Herausfinden der eigenen Stärken: Wenn Sie nicht schon zu den Menschen gehören, die Ihre eigenen Träume in die Tat umsetzen, ist die Wahrscheinlichkeit groß, dass Sie kurz davor sind und nur noch hadern.

Was können Sie tun?

  • Notieren Sie Ihre Stärken und überlegen Sie, worin Sie schon Erfolge hatten, die Sie nicht viel Arbeit gekostet, sondern sogar Spaß gemacht haben
  • Machen Sie einen (teils sogar kostenlosen) Stärkentest und finden Sie heraus, was Sie gut können
  • Fragen Sie eine Handvoll Ihrer Freunde und wählen Sie am besten jene, die Ihnen nicht immer nur nach dem Mund reden
  • Geben Sie sich ehrlich ein paar Antworten auf folgende Fragen:
    • Was hält Sie noch ab?
    • Was kostet es, diesen Glauben aufzugeben?
    • Was wäre der Vorteil, etwas zu glauben wie „Wenn Sie Ihre Stärken ausspielen, werden Sie mehr von dem Menschen, der Sie bereits sind“?
    • Worauf freuen Sie sich wie ein Kind, bevor Sie es tun?

Haben Sie Ihre Stärken in ihrer Essenz und Klarheit vor sich liegen, überlegen Sie, wie Sie sie noch besser in Ihrem Job einbringen können. Möglicherweise kann ein anderer für Sie planen, wenn Sie eher der Ärmel hochkrempelnde Typ sind und „auf die Straße wollen“. Vielleicht können Sie schnell gute Beziehungen zu Menschen aufbauen – dann sollten Sie evtl. eher persönliche Gespräche oder Telefonate führen als Emails zu schreiben. Eventuell sind Sie sehr kreativ.
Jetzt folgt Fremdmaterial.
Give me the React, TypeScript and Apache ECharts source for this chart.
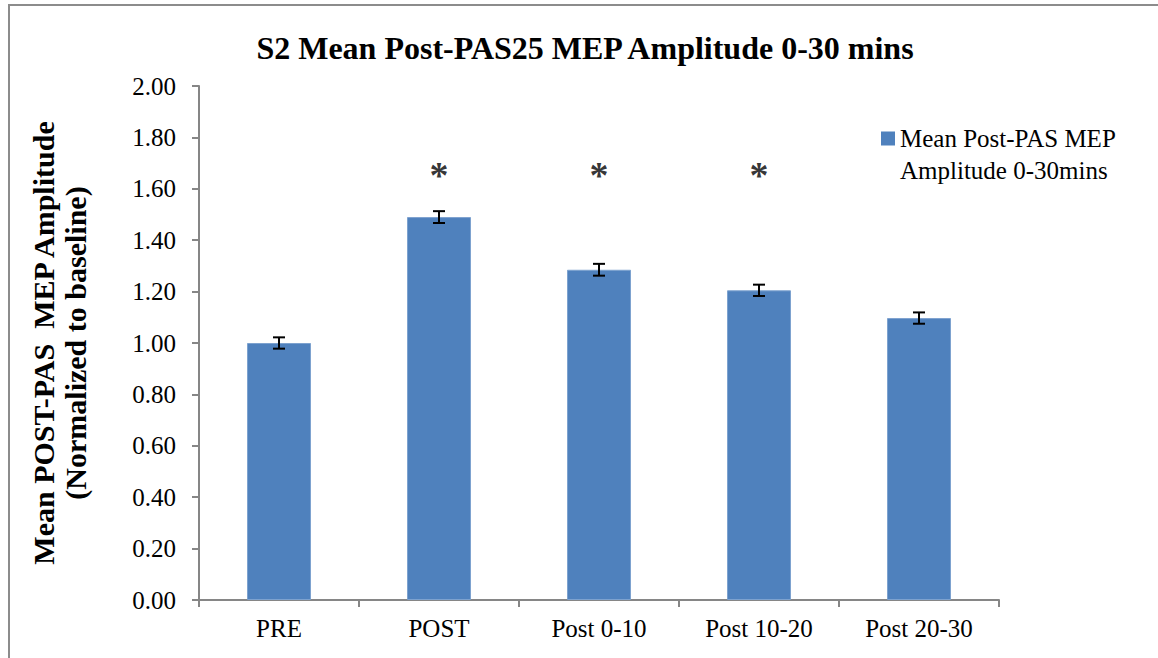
import React, { useEffect, useRef } from "react";
import * as echarts from "echarts";

const categories = ["PRE", "POST", "Post 0-10", "Post 10-20", "Post 20-30"];
const meanValues = [1.0, 1.49, 1.285, 1.205, 1.097];
const errorValues = [0.022, 0.023, 0.023, 0.022, 0.022];
const starValues: (number | null)[] = [null, 1.67, 1.67, 1.67, null];
const yTicks = { min: 0, max: 2, interval: 0.2 };
const seriesName = "Mean Post-PAS MEP Amplitude 0-30mins";

const FONT = "Liberation Serif";

export default function App() {
  const ref = useRef<HTMLDivElement>(null);
  useEffect(() => {
    if (!ref.current) return;
    const chart = echarts.init(ref.current, null, { renderer: "svg" });
    const errData = categories.map((_, i) => [i, meanValues[i] - errorValues[i], meanValues[i] + errorValues[i]]);
    chart.setOption({
      animation: false,
      backgroundColor: "#ffffff",
      textStyle: { fontFamily: FONT },
      title: {
        text: "S2 Mean Post-PAS25 MEP Amplitude 0-30 mins",
        left: 580,
        textAlign: "center",
        top: 27,
        textStyle: { fontFamily: FONT, fontSize: 32, fontWeight: "bold", color: "#000" },
      },
      legend: {
        data: [seriesName],
        left: 876,
        top: 117,
        icon: "path://M0,0H14V14H0Z M0,45L0.01,45",
        itemWidth: 14,
        itemHeight: 45,
        itemGap: 6,
        itemStyle: { borderWidth: 0 },
        formatter: () => "Mean Post-PAS MEP\nAmplitude 0-30mins",
        textStyle: { fontFamily: FONT, fontSize: 25, color: "#000", lineHeight: 32 },
      },
      grid: { left: 199, top: 86, width: 800, height: 514, containLabel: false },
      xAxis: {
        type: "category",
        data: categories,
        axisLine: { lineStyle: { color: "#868686", width: 2 } },
        axisTick: { show: true, length: 7, lineStyle: { color: "#868686", width: 2 } },
        axisLabel: { fontFamily: FONT, fontSize: 25, color: "#000", margin: 16 },
      },
      yAxis: {
        type: "value",
        min: yTicks.min,
        max: yTicks.max,
        interval: yTicks.interval,
        name: "Mean POST-PAS  MEP Amplitude\n(Normalized to baseline)",
        nameLocation: "middle",
        nameRotate: 90,
        nameGap: 108,
        nameTextStyle: { fontFamily: FONT, fontSize: 30, fontWeight: "bold", color: "#000", lineHeight: 32 },
        splitLine: { show: false },
        axisLine: { show: true, lineStyle: { color: "#868686", width: 2 } },
        axisTick: { show: true, length: 7, lineStyle: { color: "#868686", width: 2 } },
        axisLabel: { fontFamily: FONT, fontSize: 25, color: "#000", margin: 23, formatter: (v: number) => v.toFixed(2) },
      },
      graphic: [
        { type: "line", shape: { x1: 9, y1: 5, x2: 9, y2: 658 }, style: { stroke: "#8c8c8c", lineWidth: 2 }, z: 0 },
        { type: "line", shape: { x1: 8, y1: 5, x2: 1158, y2: 5 }, style: { stroke: "#8c8c8c", lineWidth: 2 }, z: 0 },
      ],
      series: [
        {
          name: seriesName,
          type: "bar",
          data: meanValues,
          barWidth: "40%",
          itemStyle: { color: "#4F81BD", borderColor: "#7DA2CF", borderWidth: 1 },
        },
        {
          type: "custom",
          name: "err",
          data: errData,
          z: 10,
          renderItem: (params: any, api: any) => {
            const x = api.value(0);
            const lo = api.coord([x, api.value(1)]);
            const hi = api.coord([x, api.value(2)]);
            const hw = 6;
            const style = { stroke: "#000", lineWidth: 2 };
            return {
              type: "group",
              children: [
                { type: "line", shape: { x1: lo[0], y1: lo[1], x2: hi[0], y2: hi[1] }, style },
                { type: "line", shape: { x1: lo[0] - hw, y1: lo[1], x2: lo[0] + hw, y2: lo[1] }, style },
                { type: "line", shape: { x1: hi[0] - hw, y1: hi[1], x2: hi[0] + hw, y2: hi[1] }, style },
              ],
            };
          },
        },
        {
          type: "scatter",
          name: "sig",
          data: starValues,
          symbolSize: 0,
          label: {
            show: true,
            position: "inside",
            formatter: "*",
            fontFamily: FONT,
            fontSize: 38,
            fontWeight: "bold",
            color: "#000",
            offset: [0, 4],
          },
        },
      ],
    });
    return () => chart.dispose();
  }, []);
  return (
    <div
      ref={ref}
      style={{ position: "absolute", left: 0, top: 0, width: 1158, height: 658 }}
    />
  );
}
Dann verschwenden Sie Zeit, wenn Ihr Tag primär aus sich wiederholenden Schreib-, Sortier- oder Rechenaufgaben besteht.

Fazit: Nutzen Sie mutig das, was in Ihnen steckt und lernen Sie aus jedem „Misserfolg“. Aber vorher finden Sie heraus, was genau das eigentlich ist!